### Description of the task
Only the lines from the start of the data below through the line that contains "solid_joinstyle='round', label='Revenue')" are to be copied, exactly and without pictures.

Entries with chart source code
┌──

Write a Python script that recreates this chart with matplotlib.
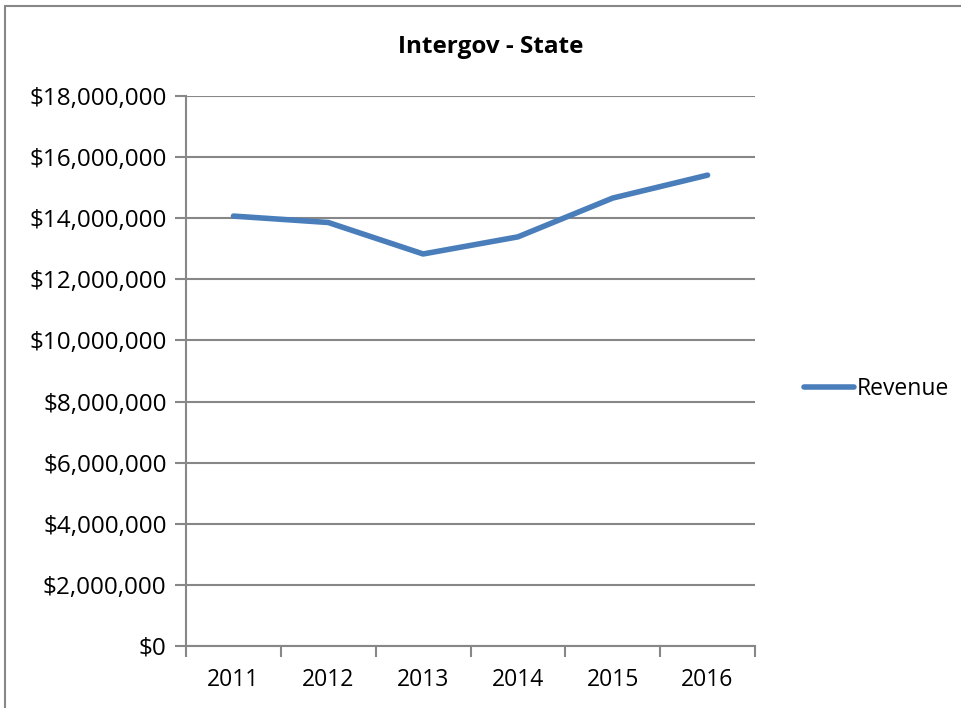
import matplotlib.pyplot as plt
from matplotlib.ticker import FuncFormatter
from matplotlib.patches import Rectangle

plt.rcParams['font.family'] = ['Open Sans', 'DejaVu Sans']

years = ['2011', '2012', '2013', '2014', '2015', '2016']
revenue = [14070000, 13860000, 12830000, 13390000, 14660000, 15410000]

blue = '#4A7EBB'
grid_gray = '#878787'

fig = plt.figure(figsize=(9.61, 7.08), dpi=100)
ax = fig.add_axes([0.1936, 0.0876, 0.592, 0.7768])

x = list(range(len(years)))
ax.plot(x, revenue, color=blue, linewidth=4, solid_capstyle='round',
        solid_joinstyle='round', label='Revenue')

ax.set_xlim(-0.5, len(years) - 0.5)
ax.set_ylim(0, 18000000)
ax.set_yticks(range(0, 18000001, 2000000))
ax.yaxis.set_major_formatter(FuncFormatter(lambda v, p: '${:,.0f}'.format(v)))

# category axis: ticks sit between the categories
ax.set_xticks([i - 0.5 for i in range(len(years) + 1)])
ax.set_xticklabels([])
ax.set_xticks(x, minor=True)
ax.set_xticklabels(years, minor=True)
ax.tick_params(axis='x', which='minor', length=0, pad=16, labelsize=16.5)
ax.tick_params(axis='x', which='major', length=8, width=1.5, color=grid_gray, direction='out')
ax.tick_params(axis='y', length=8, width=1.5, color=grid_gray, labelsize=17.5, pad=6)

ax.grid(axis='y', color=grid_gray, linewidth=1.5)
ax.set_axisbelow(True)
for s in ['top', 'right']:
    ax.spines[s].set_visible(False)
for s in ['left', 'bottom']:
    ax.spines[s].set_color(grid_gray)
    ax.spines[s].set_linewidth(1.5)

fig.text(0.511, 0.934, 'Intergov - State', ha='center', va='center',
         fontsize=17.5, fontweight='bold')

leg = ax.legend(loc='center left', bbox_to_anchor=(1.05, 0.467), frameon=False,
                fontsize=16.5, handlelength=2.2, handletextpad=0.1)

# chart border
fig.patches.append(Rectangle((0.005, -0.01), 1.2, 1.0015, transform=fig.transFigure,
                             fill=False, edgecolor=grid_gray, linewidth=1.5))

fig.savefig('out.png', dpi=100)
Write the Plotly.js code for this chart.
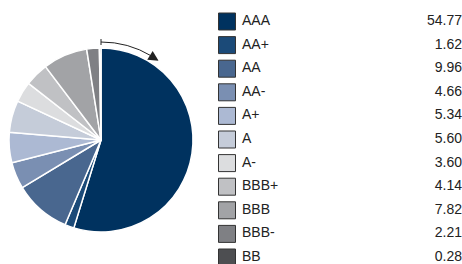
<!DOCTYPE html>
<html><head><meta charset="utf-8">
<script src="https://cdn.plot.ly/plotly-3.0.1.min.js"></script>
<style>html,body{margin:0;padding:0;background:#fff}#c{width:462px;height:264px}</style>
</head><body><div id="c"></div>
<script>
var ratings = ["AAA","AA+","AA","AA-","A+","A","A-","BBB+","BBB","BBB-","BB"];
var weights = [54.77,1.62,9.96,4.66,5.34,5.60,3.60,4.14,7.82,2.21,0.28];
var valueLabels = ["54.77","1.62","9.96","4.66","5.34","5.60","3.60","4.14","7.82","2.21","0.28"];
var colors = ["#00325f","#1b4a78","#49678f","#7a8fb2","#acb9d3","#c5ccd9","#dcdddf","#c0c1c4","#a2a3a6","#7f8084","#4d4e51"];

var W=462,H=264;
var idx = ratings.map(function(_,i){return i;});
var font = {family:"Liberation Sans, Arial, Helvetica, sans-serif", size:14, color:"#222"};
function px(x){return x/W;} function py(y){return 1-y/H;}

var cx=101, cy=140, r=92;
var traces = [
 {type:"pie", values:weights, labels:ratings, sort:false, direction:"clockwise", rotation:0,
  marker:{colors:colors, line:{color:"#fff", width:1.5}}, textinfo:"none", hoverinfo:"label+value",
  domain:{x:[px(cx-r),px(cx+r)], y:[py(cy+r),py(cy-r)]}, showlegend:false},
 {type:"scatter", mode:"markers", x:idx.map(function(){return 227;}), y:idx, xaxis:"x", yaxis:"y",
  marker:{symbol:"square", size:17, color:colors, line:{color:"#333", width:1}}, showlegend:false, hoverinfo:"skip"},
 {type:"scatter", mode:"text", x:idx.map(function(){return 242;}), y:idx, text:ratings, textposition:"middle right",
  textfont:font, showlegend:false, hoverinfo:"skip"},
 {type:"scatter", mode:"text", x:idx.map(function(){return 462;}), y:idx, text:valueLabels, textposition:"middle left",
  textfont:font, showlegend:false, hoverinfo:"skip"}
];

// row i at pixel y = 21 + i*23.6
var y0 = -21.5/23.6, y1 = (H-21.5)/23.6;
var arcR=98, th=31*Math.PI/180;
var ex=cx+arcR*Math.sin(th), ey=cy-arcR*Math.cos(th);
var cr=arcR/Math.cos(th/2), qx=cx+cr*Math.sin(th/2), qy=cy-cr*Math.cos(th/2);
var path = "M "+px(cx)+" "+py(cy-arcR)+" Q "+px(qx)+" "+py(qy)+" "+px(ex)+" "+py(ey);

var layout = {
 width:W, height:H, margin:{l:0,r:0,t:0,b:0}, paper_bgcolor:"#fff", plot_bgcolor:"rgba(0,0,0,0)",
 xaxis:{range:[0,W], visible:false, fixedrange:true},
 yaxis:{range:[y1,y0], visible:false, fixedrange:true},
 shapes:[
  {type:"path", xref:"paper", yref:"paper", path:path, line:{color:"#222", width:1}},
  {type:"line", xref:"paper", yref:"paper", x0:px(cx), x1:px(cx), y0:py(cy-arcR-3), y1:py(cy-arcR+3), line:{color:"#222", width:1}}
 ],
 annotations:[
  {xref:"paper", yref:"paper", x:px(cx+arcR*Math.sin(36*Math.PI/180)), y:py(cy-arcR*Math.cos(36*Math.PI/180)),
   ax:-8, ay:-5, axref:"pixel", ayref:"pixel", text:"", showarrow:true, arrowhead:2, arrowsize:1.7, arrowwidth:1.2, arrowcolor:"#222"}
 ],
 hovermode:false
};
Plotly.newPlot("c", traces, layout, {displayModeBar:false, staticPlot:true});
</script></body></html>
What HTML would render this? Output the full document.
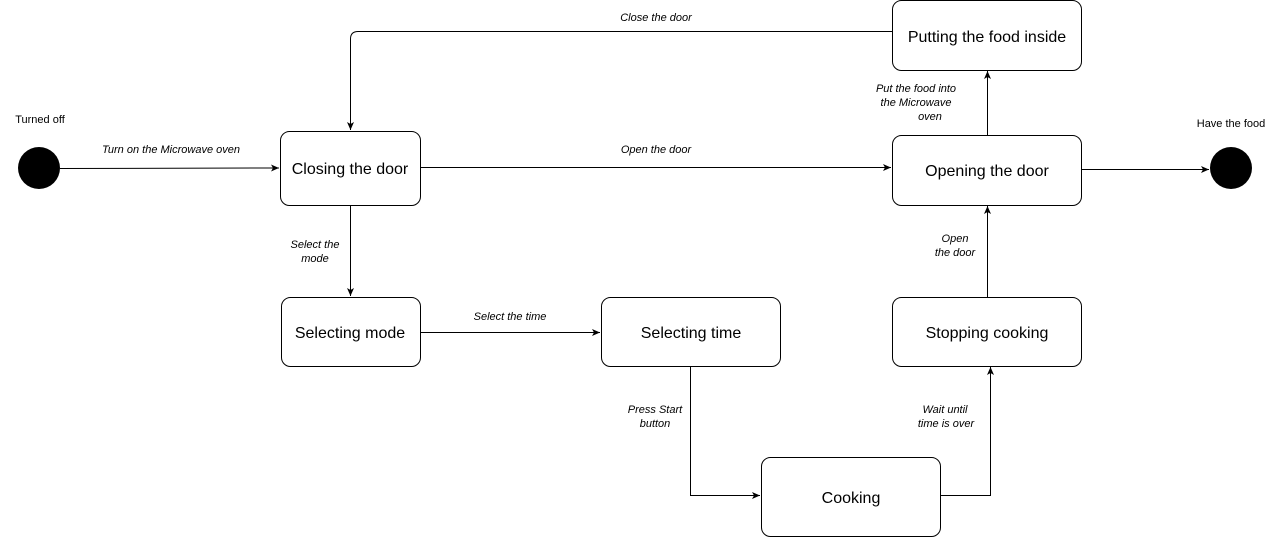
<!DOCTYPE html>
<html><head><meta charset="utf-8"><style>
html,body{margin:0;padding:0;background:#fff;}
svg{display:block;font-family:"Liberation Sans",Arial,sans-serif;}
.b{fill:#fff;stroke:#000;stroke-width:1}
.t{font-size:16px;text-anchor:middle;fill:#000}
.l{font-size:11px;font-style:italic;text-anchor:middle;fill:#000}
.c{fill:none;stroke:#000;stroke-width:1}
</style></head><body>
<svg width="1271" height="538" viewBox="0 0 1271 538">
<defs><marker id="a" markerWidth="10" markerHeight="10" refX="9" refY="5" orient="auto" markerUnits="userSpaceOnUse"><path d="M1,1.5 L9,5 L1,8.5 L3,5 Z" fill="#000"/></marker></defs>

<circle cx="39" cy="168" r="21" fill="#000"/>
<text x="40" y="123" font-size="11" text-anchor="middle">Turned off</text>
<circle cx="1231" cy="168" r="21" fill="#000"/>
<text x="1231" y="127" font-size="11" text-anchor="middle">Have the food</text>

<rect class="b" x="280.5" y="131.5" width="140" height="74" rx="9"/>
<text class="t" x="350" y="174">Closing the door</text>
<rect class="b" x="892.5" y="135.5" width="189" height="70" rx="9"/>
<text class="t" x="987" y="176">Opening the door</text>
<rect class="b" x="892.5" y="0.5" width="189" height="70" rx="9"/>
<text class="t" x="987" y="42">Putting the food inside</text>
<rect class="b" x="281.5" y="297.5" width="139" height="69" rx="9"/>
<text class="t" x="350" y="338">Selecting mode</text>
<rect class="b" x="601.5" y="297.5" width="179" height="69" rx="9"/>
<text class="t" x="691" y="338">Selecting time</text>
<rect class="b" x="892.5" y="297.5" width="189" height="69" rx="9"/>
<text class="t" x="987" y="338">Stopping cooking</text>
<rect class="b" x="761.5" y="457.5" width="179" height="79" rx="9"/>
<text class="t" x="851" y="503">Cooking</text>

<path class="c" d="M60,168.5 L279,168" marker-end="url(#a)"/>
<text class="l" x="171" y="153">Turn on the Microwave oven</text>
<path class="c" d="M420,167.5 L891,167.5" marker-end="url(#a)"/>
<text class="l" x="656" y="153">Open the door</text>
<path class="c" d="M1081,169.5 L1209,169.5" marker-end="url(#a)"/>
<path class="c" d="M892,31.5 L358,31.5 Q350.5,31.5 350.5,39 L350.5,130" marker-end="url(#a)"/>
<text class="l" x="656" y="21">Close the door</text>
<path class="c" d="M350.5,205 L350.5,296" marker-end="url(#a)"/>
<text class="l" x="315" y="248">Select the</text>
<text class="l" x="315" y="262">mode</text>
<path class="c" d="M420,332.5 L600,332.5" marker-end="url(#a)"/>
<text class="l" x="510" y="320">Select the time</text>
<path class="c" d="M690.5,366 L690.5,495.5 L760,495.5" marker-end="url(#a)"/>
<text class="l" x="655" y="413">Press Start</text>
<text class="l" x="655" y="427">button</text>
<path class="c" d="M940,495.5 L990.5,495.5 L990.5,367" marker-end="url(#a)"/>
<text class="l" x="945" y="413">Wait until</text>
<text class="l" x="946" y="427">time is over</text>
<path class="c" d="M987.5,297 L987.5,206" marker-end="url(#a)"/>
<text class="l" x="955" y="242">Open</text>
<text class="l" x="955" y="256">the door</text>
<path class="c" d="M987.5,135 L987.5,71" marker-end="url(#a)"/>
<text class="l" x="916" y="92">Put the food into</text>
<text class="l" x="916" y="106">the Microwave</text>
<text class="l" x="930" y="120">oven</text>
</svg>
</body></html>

└──

### Exercise response
Write a Python script that recreates this chart with matplotlib.
import matplotlib.pyplot as plt
from matplotlib.ticker import FuncFormatter
from matplotlib.patches import Rectangle

plt.rcParams['font.family'] = ['Open Sans', 'DejaVu Sans']

years = ['2011', '2012', '2013', '2014', '2015', '2016']
revenue = [14070000, 13860000, 12830000, 13390000, 14660000, 15410000]

blue = '#4A7EBB'
grid_gray = '#878787'

fig = plt.figure(figsize=(9.61, 7.08), dpi=100)
ax = fig.add_axes([0.1936, 0.0876, 0.592, 0.7768])

x = list(range(len(years)))
ax.plot(x, revenue, color=blue, linewidth=4, solid_capstyle='round',
        solid_joinstyle='round', label='Revenue')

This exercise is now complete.